Begin Data for the task
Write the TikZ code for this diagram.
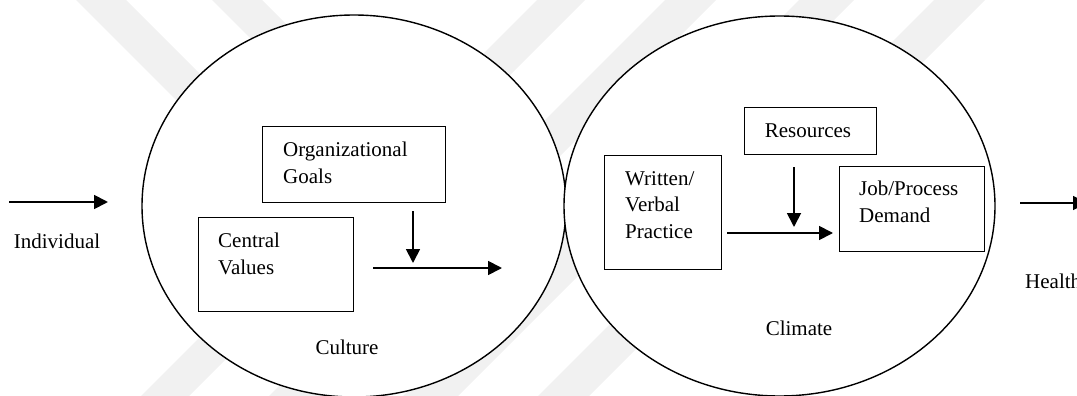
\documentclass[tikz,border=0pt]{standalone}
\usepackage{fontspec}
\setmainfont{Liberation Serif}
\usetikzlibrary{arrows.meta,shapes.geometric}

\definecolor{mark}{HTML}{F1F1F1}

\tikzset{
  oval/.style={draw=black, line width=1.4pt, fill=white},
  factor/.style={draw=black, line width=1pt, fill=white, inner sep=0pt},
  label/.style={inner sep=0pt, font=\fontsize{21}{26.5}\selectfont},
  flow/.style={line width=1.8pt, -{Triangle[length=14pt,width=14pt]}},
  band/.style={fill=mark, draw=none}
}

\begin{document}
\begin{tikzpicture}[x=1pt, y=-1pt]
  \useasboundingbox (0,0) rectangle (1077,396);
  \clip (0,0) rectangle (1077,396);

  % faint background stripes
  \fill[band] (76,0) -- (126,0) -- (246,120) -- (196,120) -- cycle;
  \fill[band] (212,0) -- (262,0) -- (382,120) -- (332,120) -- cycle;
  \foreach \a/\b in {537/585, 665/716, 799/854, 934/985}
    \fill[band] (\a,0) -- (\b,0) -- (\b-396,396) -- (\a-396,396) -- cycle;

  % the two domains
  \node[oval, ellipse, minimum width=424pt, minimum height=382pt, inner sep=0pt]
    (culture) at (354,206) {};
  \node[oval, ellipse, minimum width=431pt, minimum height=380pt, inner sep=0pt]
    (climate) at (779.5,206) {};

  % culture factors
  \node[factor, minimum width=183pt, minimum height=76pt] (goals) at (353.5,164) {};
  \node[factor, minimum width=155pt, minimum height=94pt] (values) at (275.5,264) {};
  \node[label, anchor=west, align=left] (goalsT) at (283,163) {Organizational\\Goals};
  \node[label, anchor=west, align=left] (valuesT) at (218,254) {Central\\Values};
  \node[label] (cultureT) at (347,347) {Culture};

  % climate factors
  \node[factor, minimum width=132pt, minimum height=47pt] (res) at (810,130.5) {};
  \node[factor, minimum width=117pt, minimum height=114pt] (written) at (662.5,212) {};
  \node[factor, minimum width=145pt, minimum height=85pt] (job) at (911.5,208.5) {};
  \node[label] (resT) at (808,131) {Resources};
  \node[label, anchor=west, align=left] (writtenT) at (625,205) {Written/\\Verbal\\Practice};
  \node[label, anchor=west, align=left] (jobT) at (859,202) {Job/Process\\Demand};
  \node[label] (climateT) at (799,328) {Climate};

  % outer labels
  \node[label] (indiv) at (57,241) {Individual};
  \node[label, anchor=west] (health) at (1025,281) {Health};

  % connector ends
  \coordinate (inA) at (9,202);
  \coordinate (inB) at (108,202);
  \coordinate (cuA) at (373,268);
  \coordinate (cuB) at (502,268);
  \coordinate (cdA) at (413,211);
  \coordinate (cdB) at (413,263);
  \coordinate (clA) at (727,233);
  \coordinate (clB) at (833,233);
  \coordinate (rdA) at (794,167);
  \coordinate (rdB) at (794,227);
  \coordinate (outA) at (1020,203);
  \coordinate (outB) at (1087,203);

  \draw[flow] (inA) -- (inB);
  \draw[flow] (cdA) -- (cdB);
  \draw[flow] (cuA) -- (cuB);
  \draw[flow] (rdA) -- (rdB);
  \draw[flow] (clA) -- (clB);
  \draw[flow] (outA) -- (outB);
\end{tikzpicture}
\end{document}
End Data for the task
Begin Data for the task
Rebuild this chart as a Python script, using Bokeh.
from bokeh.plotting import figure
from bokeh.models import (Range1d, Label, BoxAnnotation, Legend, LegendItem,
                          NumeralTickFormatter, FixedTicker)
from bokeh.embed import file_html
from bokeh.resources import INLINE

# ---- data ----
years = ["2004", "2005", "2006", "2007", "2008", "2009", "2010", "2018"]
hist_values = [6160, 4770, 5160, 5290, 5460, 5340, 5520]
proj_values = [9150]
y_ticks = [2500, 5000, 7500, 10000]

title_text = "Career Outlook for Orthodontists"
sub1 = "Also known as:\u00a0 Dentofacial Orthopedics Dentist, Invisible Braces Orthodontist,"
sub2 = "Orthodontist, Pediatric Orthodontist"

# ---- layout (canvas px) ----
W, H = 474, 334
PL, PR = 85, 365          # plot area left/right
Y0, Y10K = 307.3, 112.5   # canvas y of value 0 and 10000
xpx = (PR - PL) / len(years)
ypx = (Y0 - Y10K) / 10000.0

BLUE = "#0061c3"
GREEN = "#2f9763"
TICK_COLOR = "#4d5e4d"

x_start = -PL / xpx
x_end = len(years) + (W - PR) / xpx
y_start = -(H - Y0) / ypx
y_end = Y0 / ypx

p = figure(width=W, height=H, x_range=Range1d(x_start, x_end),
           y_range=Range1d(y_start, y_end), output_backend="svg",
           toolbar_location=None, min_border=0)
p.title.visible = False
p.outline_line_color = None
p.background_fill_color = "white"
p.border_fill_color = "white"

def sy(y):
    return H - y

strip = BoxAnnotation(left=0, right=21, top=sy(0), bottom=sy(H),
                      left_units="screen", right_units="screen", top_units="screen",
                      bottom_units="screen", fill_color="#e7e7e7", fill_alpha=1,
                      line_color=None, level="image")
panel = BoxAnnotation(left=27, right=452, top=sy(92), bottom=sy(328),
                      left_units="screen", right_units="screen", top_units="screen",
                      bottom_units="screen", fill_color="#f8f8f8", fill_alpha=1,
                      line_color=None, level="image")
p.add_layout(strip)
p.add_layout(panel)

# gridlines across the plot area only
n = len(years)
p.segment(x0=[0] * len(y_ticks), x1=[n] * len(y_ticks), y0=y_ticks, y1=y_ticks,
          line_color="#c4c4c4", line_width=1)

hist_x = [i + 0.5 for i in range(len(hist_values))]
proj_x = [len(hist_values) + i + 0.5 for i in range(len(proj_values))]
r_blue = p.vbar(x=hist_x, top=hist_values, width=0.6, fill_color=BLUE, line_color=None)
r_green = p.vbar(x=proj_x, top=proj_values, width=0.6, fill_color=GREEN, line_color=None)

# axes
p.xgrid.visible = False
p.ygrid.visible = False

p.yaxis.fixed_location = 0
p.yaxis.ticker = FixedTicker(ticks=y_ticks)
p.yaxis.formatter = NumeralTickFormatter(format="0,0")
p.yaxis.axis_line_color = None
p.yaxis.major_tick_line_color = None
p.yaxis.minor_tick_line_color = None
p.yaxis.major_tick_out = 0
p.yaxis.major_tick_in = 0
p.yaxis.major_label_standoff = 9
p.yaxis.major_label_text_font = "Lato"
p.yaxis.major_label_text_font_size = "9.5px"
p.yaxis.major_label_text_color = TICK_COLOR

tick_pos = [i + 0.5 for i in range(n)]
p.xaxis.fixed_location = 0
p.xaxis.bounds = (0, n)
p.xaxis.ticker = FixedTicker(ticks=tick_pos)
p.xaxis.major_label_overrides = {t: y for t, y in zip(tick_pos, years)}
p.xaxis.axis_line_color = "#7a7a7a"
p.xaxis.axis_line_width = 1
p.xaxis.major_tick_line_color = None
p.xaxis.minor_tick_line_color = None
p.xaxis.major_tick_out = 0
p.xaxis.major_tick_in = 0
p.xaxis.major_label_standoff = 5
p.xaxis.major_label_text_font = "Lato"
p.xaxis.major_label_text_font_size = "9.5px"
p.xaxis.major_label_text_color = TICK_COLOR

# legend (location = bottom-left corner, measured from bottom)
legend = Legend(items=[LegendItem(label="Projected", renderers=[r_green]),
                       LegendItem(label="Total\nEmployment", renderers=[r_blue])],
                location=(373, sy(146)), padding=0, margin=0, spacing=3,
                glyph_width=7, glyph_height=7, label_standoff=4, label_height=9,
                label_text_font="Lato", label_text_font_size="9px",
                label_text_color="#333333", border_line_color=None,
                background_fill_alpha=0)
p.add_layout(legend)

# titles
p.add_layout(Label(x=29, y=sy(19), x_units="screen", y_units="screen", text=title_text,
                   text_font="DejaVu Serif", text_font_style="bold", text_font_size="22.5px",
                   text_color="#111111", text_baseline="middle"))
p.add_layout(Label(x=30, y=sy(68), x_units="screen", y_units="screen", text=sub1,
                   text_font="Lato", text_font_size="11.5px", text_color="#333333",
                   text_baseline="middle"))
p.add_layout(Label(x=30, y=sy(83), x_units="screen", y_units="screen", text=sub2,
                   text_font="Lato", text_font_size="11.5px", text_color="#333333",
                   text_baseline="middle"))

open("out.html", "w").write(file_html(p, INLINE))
End Data for the task
Short task —
Report the number of lines that contain "this", with no other words.

Solution —
2